Extract the listing in its entirety, keeping each line identical to the original.

━━ SUPPLIED RECORDS

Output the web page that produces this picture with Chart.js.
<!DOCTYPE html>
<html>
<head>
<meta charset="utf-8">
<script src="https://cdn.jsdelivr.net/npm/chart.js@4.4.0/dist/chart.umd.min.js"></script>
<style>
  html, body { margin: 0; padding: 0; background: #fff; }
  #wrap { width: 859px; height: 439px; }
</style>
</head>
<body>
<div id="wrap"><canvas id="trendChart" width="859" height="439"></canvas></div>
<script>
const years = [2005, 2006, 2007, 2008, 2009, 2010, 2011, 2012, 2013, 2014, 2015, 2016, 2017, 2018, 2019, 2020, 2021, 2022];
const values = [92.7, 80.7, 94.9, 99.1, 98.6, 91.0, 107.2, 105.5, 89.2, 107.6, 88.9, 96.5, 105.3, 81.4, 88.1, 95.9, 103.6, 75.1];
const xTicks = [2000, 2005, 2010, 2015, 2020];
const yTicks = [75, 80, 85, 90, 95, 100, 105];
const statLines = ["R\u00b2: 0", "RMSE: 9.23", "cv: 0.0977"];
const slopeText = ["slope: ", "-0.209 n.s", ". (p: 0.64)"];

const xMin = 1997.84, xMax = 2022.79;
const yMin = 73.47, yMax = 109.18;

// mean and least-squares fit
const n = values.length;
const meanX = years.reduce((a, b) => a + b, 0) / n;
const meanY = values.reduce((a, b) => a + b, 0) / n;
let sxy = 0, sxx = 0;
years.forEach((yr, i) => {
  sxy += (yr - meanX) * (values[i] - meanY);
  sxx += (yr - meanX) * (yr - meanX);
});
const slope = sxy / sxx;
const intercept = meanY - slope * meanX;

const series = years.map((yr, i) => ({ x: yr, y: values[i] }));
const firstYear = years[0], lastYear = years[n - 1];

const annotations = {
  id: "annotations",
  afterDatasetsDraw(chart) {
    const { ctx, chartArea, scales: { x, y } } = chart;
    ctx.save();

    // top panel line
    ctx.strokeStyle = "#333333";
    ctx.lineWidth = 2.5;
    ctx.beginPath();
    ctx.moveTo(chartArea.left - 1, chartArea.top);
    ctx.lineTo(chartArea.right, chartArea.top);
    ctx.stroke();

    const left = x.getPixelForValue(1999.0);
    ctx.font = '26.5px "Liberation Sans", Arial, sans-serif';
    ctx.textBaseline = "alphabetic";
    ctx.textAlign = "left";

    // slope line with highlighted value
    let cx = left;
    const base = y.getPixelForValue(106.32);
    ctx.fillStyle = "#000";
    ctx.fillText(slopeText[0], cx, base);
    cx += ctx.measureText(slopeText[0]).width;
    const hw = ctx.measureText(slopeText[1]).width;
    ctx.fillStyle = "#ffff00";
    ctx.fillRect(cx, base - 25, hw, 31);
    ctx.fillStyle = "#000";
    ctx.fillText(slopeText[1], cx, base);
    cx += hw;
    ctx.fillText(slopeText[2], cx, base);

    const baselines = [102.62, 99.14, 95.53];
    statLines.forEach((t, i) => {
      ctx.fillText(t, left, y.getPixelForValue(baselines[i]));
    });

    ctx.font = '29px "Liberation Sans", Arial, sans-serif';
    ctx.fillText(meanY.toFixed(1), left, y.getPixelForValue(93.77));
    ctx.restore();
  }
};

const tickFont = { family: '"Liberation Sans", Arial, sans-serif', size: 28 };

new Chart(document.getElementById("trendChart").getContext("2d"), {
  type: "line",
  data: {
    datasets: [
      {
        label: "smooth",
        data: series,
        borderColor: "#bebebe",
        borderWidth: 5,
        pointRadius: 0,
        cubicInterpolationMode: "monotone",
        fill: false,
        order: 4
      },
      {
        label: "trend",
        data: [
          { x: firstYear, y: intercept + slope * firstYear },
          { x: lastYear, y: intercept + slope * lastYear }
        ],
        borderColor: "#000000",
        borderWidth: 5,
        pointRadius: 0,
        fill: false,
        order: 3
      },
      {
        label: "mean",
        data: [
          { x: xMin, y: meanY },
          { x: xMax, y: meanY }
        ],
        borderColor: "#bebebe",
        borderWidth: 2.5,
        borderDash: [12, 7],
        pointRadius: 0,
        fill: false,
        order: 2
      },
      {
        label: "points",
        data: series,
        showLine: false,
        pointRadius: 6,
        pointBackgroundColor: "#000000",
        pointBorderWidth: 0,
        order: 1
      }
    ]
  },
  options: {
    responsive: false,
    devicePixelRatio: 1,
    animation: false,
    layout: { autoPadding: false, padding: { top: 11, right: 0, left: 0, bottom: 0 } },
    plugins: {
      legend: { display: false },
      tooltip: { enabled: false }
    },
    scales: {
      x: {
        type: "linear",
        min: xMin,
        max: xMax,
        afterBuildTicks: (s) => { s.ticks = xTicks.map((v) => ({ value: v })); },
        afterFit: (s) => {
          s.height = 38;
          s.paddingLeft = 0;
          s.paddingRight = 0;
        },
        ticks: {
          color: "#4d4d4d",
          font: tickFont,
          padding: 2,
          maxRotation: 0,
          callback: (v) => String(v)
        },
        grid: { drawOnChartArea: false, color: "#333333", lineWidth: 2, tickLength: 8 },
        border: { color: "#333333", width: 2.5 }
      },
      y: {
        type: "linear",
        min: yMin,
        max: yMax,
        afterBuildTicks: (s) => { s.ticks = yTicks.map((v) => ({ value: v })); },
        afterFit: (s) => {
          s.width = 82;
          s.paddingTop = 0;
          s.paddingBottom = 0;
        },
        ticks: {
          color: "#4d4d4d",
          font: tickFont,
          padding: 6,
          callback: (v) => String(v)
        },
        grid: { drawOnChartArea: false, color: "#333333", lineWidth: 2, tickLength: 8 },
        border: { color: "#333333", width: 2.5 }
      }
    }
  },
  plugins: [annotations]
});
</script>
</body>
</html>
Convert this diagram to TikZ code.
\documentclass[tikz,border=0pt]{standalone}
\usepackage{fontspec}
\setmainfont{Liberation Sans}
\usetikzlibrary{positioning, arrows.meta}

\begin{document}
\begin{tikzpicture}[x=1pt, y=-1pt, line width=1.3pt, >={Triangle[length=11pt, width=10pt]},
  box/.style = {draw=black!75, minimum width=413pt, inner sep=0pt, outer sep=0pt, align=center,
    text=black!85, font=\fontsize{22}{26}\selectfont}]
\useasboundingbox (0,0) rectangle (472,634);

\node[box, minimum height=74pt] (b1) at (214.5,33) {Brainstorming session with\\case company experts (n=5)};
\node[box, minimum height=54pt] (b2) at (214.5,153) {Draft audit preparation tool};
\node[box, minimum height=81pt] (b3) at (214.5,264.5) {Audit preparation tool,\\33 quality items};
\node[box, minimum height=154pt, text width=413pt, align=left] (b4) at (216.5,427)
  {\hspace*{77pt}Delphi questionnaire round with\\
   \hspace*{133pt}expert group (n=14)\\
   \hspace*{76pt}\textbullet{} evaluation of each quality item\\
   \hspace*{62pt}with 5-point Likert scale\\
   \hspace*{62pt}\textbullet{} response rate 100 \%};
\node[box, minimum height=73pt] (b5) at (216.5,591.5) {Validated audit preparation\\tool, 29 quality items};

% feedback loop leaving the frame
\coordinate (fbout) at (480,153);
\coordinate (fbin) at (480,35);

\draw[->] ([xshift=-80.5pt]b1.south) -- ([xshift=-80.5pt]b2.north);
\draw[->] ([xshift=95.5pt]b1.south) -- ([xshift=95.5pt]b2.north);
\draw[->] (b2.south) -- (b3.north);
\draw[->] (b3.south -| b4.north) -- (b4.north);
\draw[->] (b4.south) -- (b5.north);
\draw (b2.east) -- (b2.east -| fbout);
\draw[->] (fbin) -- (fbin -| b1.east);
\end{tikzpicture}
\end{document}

━━━━

- **WRITTEN RESPONSE**:
Output the web page that produces this picture with Chart.js.
<!DOCTYPE html>
<html>
<head>
<meta charset="utf-8">
<script src="https://cdn.jsdelivr.net/npm/chart.js@4.4.0/dist/chart.umd.min.js"></script>
<style>
  html, body { margin: 0; padding: 0; background: #fff; }
  #wrap { width: 859px; height: 439px; }
</style>
</head>
<body>
<div id="wrap"><canvas id="trendChart" width="859" height="439"></canvas></div>
<script>
const years = [2005, 2006, 2007, 2008, 2009, 2010, 2011, 2012, 2013, 2014, 2015, 2016, 2017, 2018, 2019, 2020, 2021, 2022];
const values = [92.7, 80.7, 94.9, 99.1, 98.6, 91.0, 107.2, 105.5, 89.2, 107.6, 88.9, 96.5, 105.3, 81.4, 88.1, 95.9, 103.6, 75.1];
const xTicks = [2000, 2005, 2010, 2015, 2020];
const yTicks = [75, 80, 85, 90, 95, 100, 105];
const statLines = ["R\u00b2: 0", "RMSE: 9.23", "cv: 0.0977"];
const slopeText = ["slope: ", "-0.209 n.s", ". (p: 0.64)"];

const xMin = 1997.84, xMax = 2022.79;
const yMin = 73.47, yMax = 109.18;

// mean and least-squares fit
const n = values.length;
const meanX = years.reduce((a, b) => a + b, 0) / n;
const meanY = values.reduce((a, b) => a + b, 0) / n;
let sxy = 0, sxx = 0;
years.forEach((yr, i) => {
  sxy += (yr - meanX) * (values[i] - meanY);
  sxx += (yr - meanX) * (yr - meanX);
});
const slope = sxy / sxx;
const intercept = meanY - slope * meanX;

const series = years.map((yr, i) => ({ x: yr, y: values[i] }));
const firstYear = years[0], lastYear = years[n - 1];

const annotations = {
  id: "annotations",
  afterDatasetsDraw(chart) {
    const { ctx, chartArea, scales: { x, y } } = chart;
    ctx.save();

    // top panel line
    ctx.strokeStyle = "#333333";
    ctx.lineWidth = 2.5;
    ctx.beginPath();
    ctx.moveTo(chartArea.left - 1, chartArea.top);
    ctx.lineTo(chartArea.right, chartArea.top);
    ctx.stroke();

    const left = x.getPixelForValue(1999.0);
    ctx.font = '26.5px "Liberation Sans", Arial, sans-serif';
    ctx.textBaseline = "alphabetic";
    ctx.textAlign = "left";

    // slope line with highlighted value
    let cx = left;
    const base = y.getPixelForValue(106.32);
    ctx.fillStyle = "#000";
    ctx.fillText(slopeText[0], cx, base);
    cx += ctx.measureText(slopeText[0]).width;
    const hw = ctx.measureText(slopeText[1]).width;
    ctx.fillStyle = "#ffff00";
    ctx.fillRect(cx, base - 25, hw, 31);
    ctx.fillStyle = "#000";
    ctx.fillText(slopeText[1], cx, base);
    cx += hw;
    ctx.fillText(slopeText[2], cx, base);

    const baselines = [102.62, 99.14, 95.53];
    statLines.forEach((t, i) => {
      ctx.fillText(t, left, y.getPixelForValue(baselines[i]));
    });

    ctx.font = '29px "Liberation Sans", Arial, sans-serif';
    ctx.fillText(meanY.toFixed(1), left, y.getPixelForValue(93.77));
    ctx.restore();
  }
};

const tickFont = { family: '"Liberation Sans", Arial, sans-serif', size: 28 };

new Chart(document.getElementById("trendChart").getContext("2d"), {
  type: "line",
  data: {
    datasets: [
      {
        label: "smooth",
        data: series,
        borderColor: "#bebebe",
        borderWidth: 5,
        pointRadius: 0,
        cubicInterpolationMode: "monotone",
        fill: false,
        order: 4
      },
      {
        label: "trend",
        data: [
          { x: firstYear, y: intercept + slope * firstYear },
          { x: lastYear, y: intercept + slope * lastYear }
        ],
        borderColor: "#000000",
        borderWidth: 5,
        pointRadius: 0,
        fill: false,
        order: 3
      },
      {
        label: "mean",
        data: [
          { x: xMin, y: meanY },
          { x: xMax, y: meanY }
        ],
        borderColor: "#bebebe",
        borderWidth: 2.5,
        borderDash: [12, 7],
        pointRadius: 0,
        fill: false,
        order: 2
      },
      {
        label: "points",
        data: series,
        showLine: false,
        pointRadius: 6,
        pointBackgroundColor: "#000000",
        pointBorderWidth: 0,
        order: 1
      }
    ]
  },
  options: {
    responsive: false,
    devicePixelRatio: 1,
    animation: false,
    layout: { autoPadding: false, padding: { top: 11, right: 0, left: 0, bottom: 0 } },
    plugins: {
      legend: { display: false },
      tooltip: { enabled: false }
    },
    scales: {
      x: {
        type: "linear",
        min: xMin,
        max: xMax,
        afterBuildTicks: (s) => { s.ticks = xTicks.map((v) => ({ value: v })); },
        afterFit: (s) => {
          s.height = 38;
          s.paddingLeft = 0;
          s.paddingRight = 0;
        },
        ticks: {
          color: "#4d4d4d",
          font: tickFont,
          padding: 2,
          maxRotation: 0,
          callback: (v) => String(v)
        },
        grid: { drawOnChartArea: false, color: "#333333", lineWidth: 2, tickLength: 8 },
        border: { color: "#333333", width: 2.5 }
      },
      y: {
        type: "linear",
        min: yMin,
        max: yMax,
        afterBuildTicks: (s) => { s.ticks = yTicks.map((v) => ({ value: v })); },
        afterFit: (s) => {
          s.width = 82;
          s.paddingTop = 0;
          s.paddingBottom = 0;
        },
        ticks: {
          color: "#4d4d4d",
          font: tickFont,
          padding: 6,
          callback: (v) => String(v)
        },
        grid: { drawOnChartArea: false, color: "#333333", lineWidth: 2, tickLength: 8 },
        border: { color: "#333333", width: 2.5 }
      }
    }
  },
  plugins: [annotations]
});
</script>
</body>
</html>
Convert this diagram to TikZ code.
\documentclass[tikz,border=0pt]{standalone}
\usepackage{fontspec}
\setmainfont{Liberation Sans}
\usetikzlibrary{positioning, arrows.meta}

\begin{document}
\begin{tikzpicture}[x=1pt, y=-1pt, line width=1.3pt, >={Triangle[length=11pt, width=10pt]},
  box/.style = {draw=black!75, minimum width=413pt, inner sep=0pt, outer sep=0pt, align=center,
    text=black!85, font=\fontsize{22}{26}\selectfont}]
\useasboundingbox (0,0) rectangle (472,634);

\node[box, minimum height=74pt] (b1) at (214.5,33) {Brainstorming session with\\case company experts (n=5)};
\node[box, minimum height=54pt] (b2) at (214.5,153) {Draft audit preparation tool};
\node[box, minimum height=81pt] (b3) at (214.5,264.5) {Audit preparation tool,\\33 quality items};
\node[box, minimum height=154pt, text width=413pt, align=left] (b4) at (216.5,427)
  {\hspace*{77pt}Delphi questionnaire round with\\
   \hspace*{133pt}expert group (n=14)\\
   \hspace*{76pt}\textbullet{} evaluation of each quality item\\
   \hspace*{62pt}with 5-point Likert scale\\
   \hspace*{62pt}\textbullet{} response rate 100 \%};
\node[box, minimum height=73pt] (b5) at (216.5,591.5) {Validated audit preparation\\tool, 29 quality items};

% feedback loop leaving the frame
\coordinate (fbout) at (480,153);
\coordinate (fbin) at (480,35);

\draw[->] ([xshift=-80.5pt]b1.south) -- ([xshift=-80.5pt]b2.north);
\draw[->] ([xshift=95.5pt]b1.south) -- ([xshift=95.5pt]b2.north);
\draw[->] (b2.south) -- (b3.north);
\draw[->] (b3.south -| b4.north) -- (b4.north);
\draw[->] (b4.south) -- (b5.north);
\draw (b2.east) -- (b2.east -| fbout);
\draw[->] (fbin) -- (fbin -| b1.east);
\end{tikzpicture}
\end{document}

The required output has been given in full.